Researchers have known for some time that certain hormones can affect appetite, but this is the first study showing a specific hormone is tasked with regulating the intake of a macronutrient. One conclusion could be that people with a pronounced "sweet tooth" may have low FGF21, or fibroblast growth factor 21, production. The hormone has also been linked to insulin sensitivity.

The research involved injecting specially-engineered mice with FGF21 and observing their appetites. The mice given the hormone ate a seventh as much sugar as they did before the injection. The scientists also noted that the hormone didn't cause the animals to eat fewer complex carbs. The role of FGF21 has not yet been studied in humans.

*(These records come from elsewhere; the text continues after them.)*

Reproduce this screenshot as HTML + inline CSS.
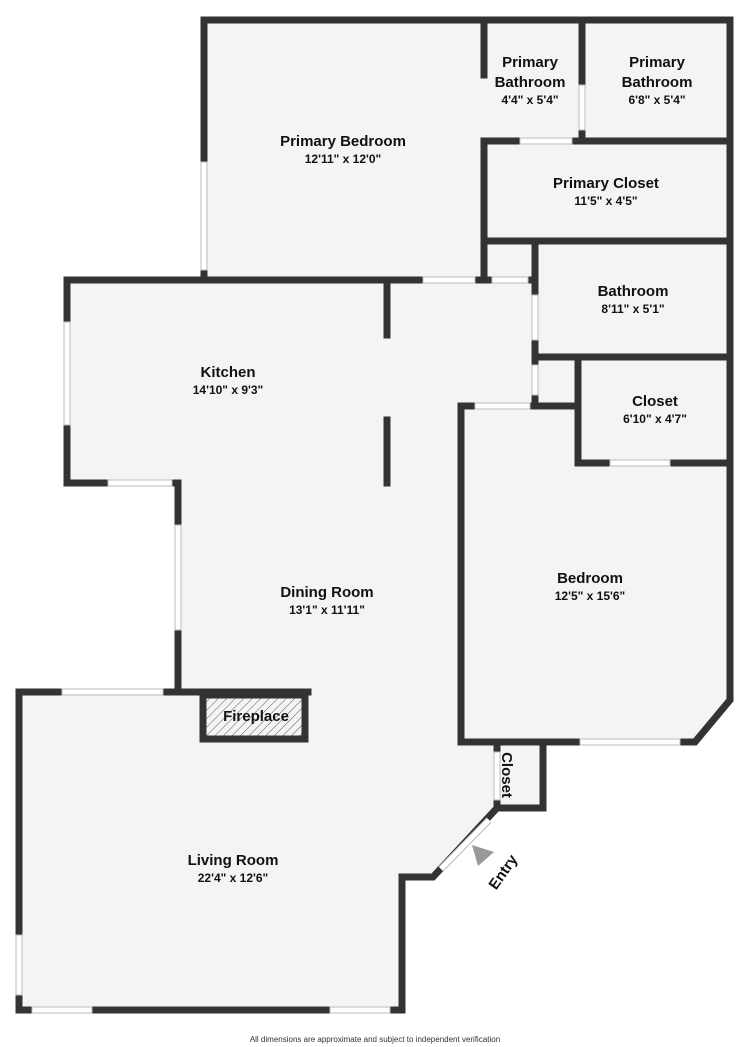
<!DOCTYPE html>
<html><head><meta charset="utf-8"><style>
html,body{margin:0;padding:0;background:#fff;}
svg{display:block;}
text{font-family:"Liberation Sans","DejaVu Sans",sans-serif;fill:#111;text-anchor:middle;}
.n{font-size:15px;font-weight:bold;}
.d{font-size:12px;font-weight:bold;}
</style></head><body>
<svg width="750" height="1047" viewBox="0 0 750 1047" xmlns="http://www.w3.org/2000/svg">
<defs>
<pattern id="h" width="6" height="6" patternUnits="userSpaceOnUse" patternTransform="rotate(45)">
<rect width="6" height="6" fill="#f4f4f4"/><line x1="0" y1="0" x2="0" y2="6" stroke="#555" stroke-width="1"/>
</pattern>
</defs>
<g stroke="#333" stroke-width="7" stroke-linecap="square" fill="none">
<polygon fill="#f4f4f4" points="204,20 730,20 730,700 695,742 543,742 543,808 497,808 433,877 402,877 402,1010 19,1010 19,692 178,692 178,483 67,483 67,280 204,280"/>
<line x1="484" y1="20" x2="484" y2="75"/>
<line x1="582" y1="20" x2="582" y2="85"/>
<line x1="582" y1="130" x2="582" y2="141"/>
<line x1="484" y1="141" x2="730" y2="141"/>
<line x1="484" y1="141" x2="484" y2="280"/>
<line x1="484" y1="241" x2="730" y2="241"/>
<line x1="535" y1="241" x2="535" y2="406"/>
<line x1="535" y1="357" x2="730" y2="357"/>
<line x1="578" y1="357" x2="578" y2="463"/>
<line x1="578" y1="463" x2="730" y2="463"/>
<line x1="461" y1="406" x2="578" y2="406"/>
<line x1="461" y1="406" x2="461" y2="742"/>
<line x1="461" y1="742" x2="543" y2="742"/>
<line x1="497" y1="742" x2="497" y2="808"/>
<line x1="387" y1="280" x2="387" y2="335"/>
<line x1="387" y1="420" x2="387" y2="483"/>
<line x1="178" y1="692" x2="308" y2="692"/>
<line x1="204" y1="280" x2="484" y2="280"/>
<line x1="484" y1="280" x2="535" y2="280"/>
</g>
<rect x="203" y="695" width="102" height="44" fill="url(#h)" stroke="#333" stroke-width="7"/>
<g fill="#fff" stroke="#bbb" stroke-width="1">
<rect x="579" y="85" width="6" height="45"/>
<rect x="520" y="138" width="52" height="6"/>
<rect x="201" y="162" width="6" height="108"/>
<rect x="423" y="277" width="52" height="6"/>
<rect x="492" y="277" width="36" height="6"/>
<rect x="532" y="295" width="6" height="45"/>
<rect x="532" y="365" width="6" height="30"/>
<rect x="475" y="403" width="55" height="6"/>
<rect x="610" y="460" width="60" height="6"/>
<rect x="64" y="322" width="6" height="103"/>
<rect x="108" y="480" width="64" height="6"/>
<rect x="175" y="525" width="6" height="105"/>
<rect x="62" y="689" width="101" height="6"/>
<rect x="16" y="935" width="6" height="60"/>
<rect x="32" y="1007" width="60" height="6"/>
<rect x="330" y="1007" width="60" height="6"/>
<rect x="580" y="739" width="100" height="6"/>
<rect x="494" y="752" width="6" height="48"/>
</g>
<line x1="489" y1="820" x2="441" y2="869" stroke="#bbb" stroke-width="7"/>
<line x1="489" y1="820" x2="441" y2="869" stroke="#fff" stroke-width="5"/>
<polygon points="472,845 494,852 478,866" fill="#999"/>
<text class="n" x="530" y="67">Primary</text>
<text class="n" x="530" y="87">Bathroom</text>
<text class="d" x="530" y="104">4'4" x 5'4"</text>
<text class="n" x="657" y="67">Primary</text>
<text class="n" x="657" y="87">Bathroom</text>
<text class="d" x="657" y="104">6'8" x 5'4"</text>
<text class="n" x="343" y="146">Primary Bedroom</text>
<text class="d" x="343" y="163">12'11" x 12'0"</text>
<text class="n" x="606" y="188">Primary Closet</text>
<text class="d" x="606" y="205">11'5" x 4'5"</text>
<text class="n" x="633" y="296">Bathroom</text>
<text class="d" x="633" y="313">8'11" x 5'1"</text>
<text class="n" x="228" y="377">Kitchen</text>
<text class="d" x="228" y="394">14'10" x 9'3"</text>
<text class="n" x="655" y="406">Closet</text>
<text class="d" x="655" y="423">6'10" x 4'7"</text>
<text class="n" x="590" y="583">Bedroom</text>
<text class="d" x="590" y="600">12'5" x 15'6"</text>
<text class="n" x="327" y="597">Dining Room</text>
<text class="d" x="327" y="614">13'1" x 11'11"</text>
<text class="n" x="256" y="721">Fireplace</text>
<text class="n" transform="translate(507,775) rotate(90)" y="5">Closet</text>
<text class="n" x="233" y="865">Living Room</text>
<text class="d" x="233" y="882">22'4" x 12'6"</text>
<text class="n" transform="translate(503,872) rotate(-55)" y="5">Entry</text>
<text x="375" y="1042" style="font-size:8px;fill:#333">All dimensions are approximate and subject to independent verification</text>
</svg>
</body></html>
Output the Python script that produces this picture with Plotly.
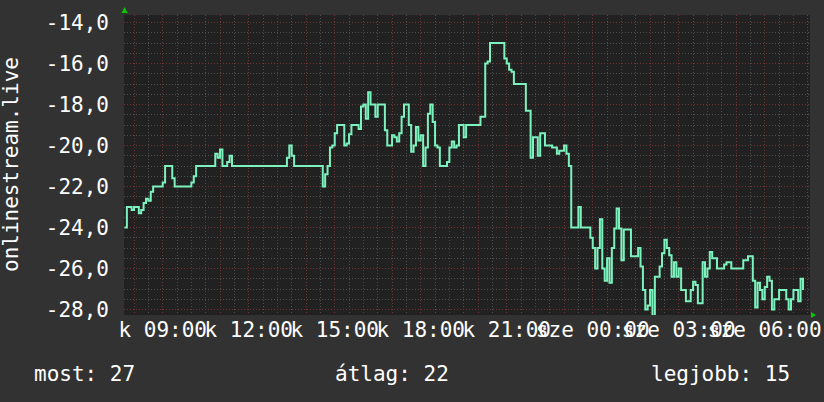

"We've known for a while that FGF21 can enhance insulin sensitivity," says Lucas BonDurant, also a co-author of the study. "Now, there's this dimension where FGF21 can help people who might not be able to sense when they've had enough sugar, which may contribute to diabetes."

The next step will be to find out which parts of the brain respond to FGF21, so that this research might be turned into treatment. It will also give a hint as to where to look for hormones that regulate other macronutrients, like fat and protein.

According to the Centers for Disease Control and Prevention, 29 million Americans, fully 9 percent of the population, have diabetes. More than a third of U.S. adults are obese.

The research on FGF21 was published online in the journal Cell Metabolism.